>> START Supplied information

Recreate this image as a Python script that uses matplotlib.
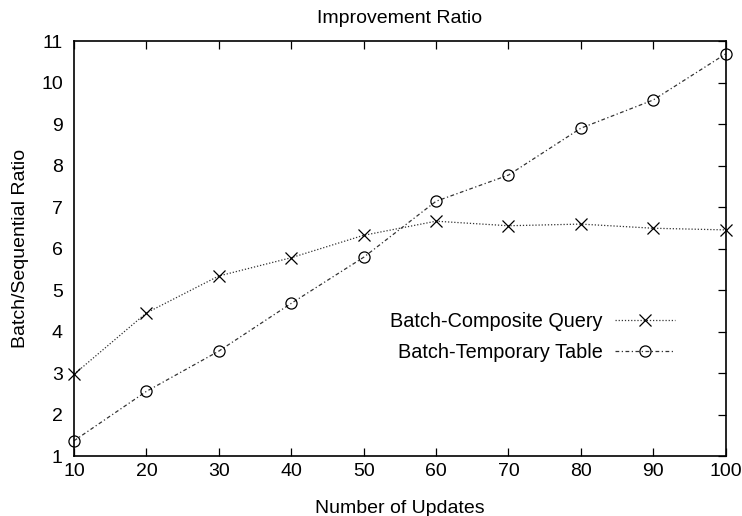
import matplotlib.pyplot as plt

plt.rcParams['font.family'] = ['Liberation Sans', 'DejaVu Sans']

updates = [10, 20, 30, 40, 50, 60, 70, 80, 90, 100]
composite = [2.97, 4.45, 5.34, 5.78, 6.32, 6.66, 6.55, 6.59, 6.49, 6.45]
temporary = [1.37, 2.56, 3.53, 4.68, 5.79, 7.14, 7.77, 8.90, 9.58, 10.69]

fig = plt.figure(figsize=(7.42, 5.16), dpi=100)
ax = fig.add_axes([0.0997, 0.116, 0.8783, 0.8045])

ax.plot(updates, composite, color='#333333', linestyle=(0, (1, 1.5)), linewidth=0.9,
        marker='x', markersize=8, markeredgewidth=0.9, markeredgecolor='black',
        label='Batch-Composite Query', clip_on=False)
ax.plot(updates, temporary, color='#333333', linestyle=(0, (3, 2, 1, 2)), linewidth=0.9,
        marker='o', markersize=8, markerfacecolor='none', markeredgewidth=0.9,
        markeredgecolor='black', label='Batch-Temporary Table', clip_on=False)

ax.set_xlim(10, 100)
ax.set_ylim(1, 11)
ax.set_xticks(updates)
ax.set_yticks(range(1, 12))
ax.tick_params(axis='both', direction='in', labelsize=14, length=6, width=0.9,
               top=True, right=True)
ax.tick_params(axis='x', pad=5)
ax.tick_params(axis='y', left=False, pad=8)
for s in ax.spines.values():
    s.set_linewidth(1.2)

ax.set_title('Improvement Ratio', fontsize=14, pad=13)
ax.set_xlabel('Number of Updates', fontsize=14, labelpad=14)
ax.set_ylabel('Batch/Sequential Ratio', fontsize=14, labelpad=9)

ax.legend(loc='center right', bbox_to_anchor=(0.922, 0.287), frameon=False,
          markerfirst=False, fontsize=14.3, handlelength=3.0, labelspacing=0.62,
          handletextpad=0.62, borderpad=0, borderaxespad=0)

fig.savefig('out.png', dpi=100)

>> END Supplied information

What to produce —
From the material above, gather all lines that include the string "matplotlib" and copy them.

Solution for this exercise —
Recreate this image as a Python script that uses matplotlib.
import matplotlib.pyplot as plt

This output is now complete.